In another question, they want me to work out the tangent to the line $y^2 = 27x$ at the point $(3,9)$. Here, they also start by taking the square root but write $y = \pm \sqrt{27x}$. Why have they taken the positive in one and both in the other?

It'd probably be easier to do it using implicit differentiation, but I just want to understand why the square root bit is different.

Answer 1

There are always two numbers that square to a given number. By convention the symbol $\sqrt{x}$ represents the positive of the two numbers that square to $x$. The other number is given by putting in the negative sign yourself: $-\sqrt{x}$.

This is why, when manipulating equations you always put in a $\pm$ after taking a square root, because you are not sure whether the solution you seek is the positive or negative root. This is also why the formula, in general, is $\sqrt{x^2} = |x|$, instead of $=x$.

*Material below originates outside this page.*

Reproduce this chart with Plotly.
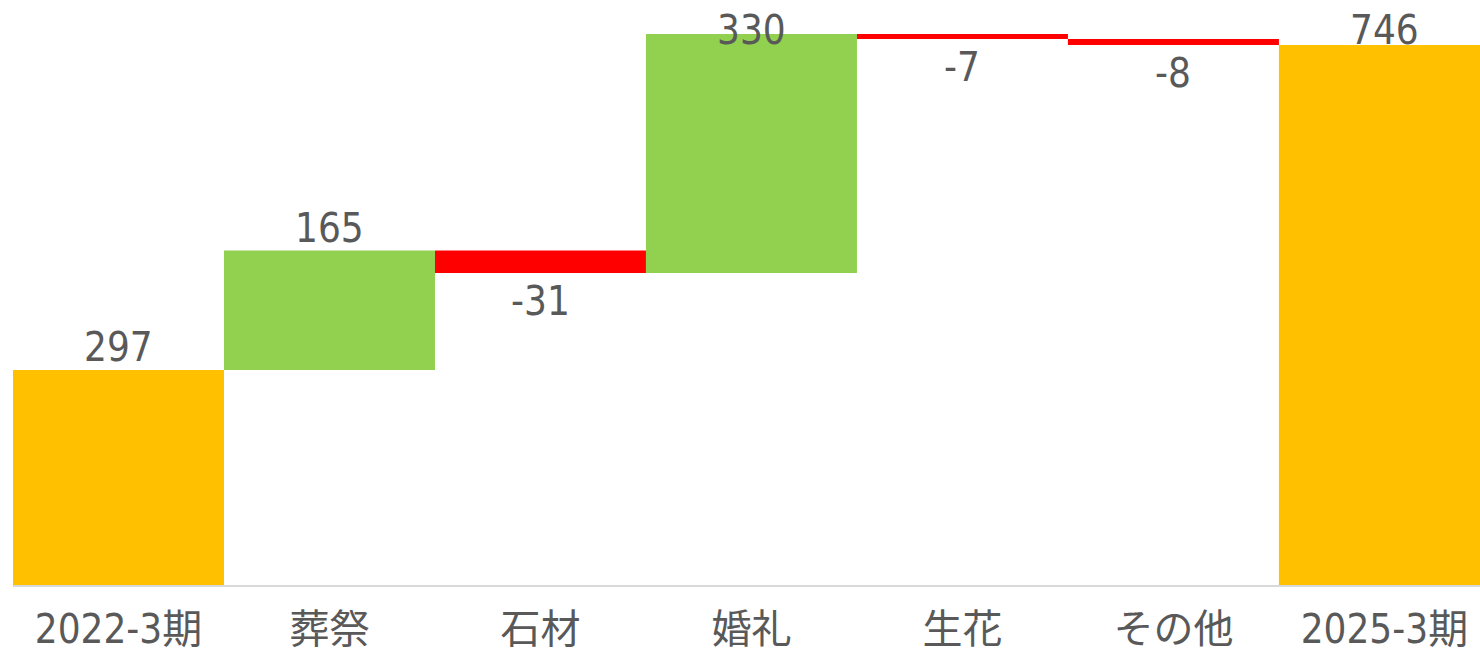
import plotly.graph_objects as go

categories = ["2022-3期", "葬祭", "石材", "婚礼", "生花", "その他", "2025-3期"]
values = [297, 165, -31, 330, -7, -8, 746]
measures = ["absolute", "relative", "relative", "relative", "relative", "relative", "total"]
labels = ["297", "165", "-31", "330", "-7", "-8", "746"]

FONT = "Liberation Sans Narrow, DejaVu Sans Condensed, Roboto Condensed, Noto Sans CJK JP, sans-serif"
TXT = "#595959"
YMAX = 808
LBL = 40

fig = go.Figure(go.Waterfall(
    x=categories, y=values, measure=measures,
    increasing=dict(marker=dict(color="#92D050", line=dict(width=0))),
    decreasing=dict(marker=dict(color="#FF0000", line=dict(width=0))),
    totals=dict(marker=dict(color="#FFC000", line=dict(width=0))),
    connector=dict(visible=False),
    hoverinfo="skip",
))

run = 0
for i, (v, m, lab) in enumerate(zip(values, measures, labels)):
    if m == "absolute":
        start, end = 0, v
    elif m == "total":
        start, end = 0, run
    else:
        start, end = run, run + v
    run = end
    if end >= start:
        if end + 75 > YMAX:
            fig.add_annotation(x=categories[i], y=YMAX, yref="y", text=lab, showarrow=False,
                               yanchor="top", yshift=-5, font=dict(family=FONT, size=LBL, color=TXT))
        else:
            fig.add_annotation(x=categories[i], y=end, text=lab, showarrow=False,
                               yanchor="bottom", yshift=-2, font=dict(family=FONT, size=LBL, color=TXT))
    else:
        fig.add_annotation(x=categories[i], y=end, text=lab, showarrow=False,
                           yanchor="top", yshift=-3, font=dict(family=FONT, size=LBL, color=TXT))

fig.update_layout(
    width=1480, height=653,
    margin=dict(l=13, r=0, t=0, b=68),
    paper_bgcolor="white", plot_bgcolor="white",
    waterfallgap=0, showlegend=False,
    font=dict(family=FONT, size=LBL, color=TXT),
    xaxis=dict(range=[-0.5, 6.453], showline=True, linecolor="#D9D9D9", linewidth=2,
               showgrid=False, ticks="", automargin=False, ticklabelstandoff=8,
               tickfont=dict(family=FONT, size=LBL, color=TXT)),
    yaxis=dict(range=[0, YMAX], visible=False, showgrid=False, zeroline=False, automargin=False),
)

fig.write_html("out.html", config={"displayModeBar": False, "staticPlot": True},
               post_script="document.body.style.margin='0';document.body.style.overflow='hidden';")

As for $\cos$, the function $\cos^{-1}$ always gives values between $0$ and $\pi$. This is again just a convention, so that the symbol $\cos^{-1}(x)$ stands for something concrete. If you wish to shift values by $2\pi$ or add in a negative sign to obtain another solution to $x = \cos(\theta)$ then you should do that yourself, but $\cos^{-1}(x)$ only stands for one of the infinitely many possible solutions to that equation, just like $\sqrt{a}$ only stands for one of the two possible solutions to $x^2 = a$.

Answer 2

It depends. Sometimes there is an implicit constraint for which you only want the positive answer.

Answer 3

If $(\pm x)^2 = X,$ then $\sqrt{X} = x\,?$

The counterexample $(x,X)=(-3,9)$ shows that the answer to the title question is No.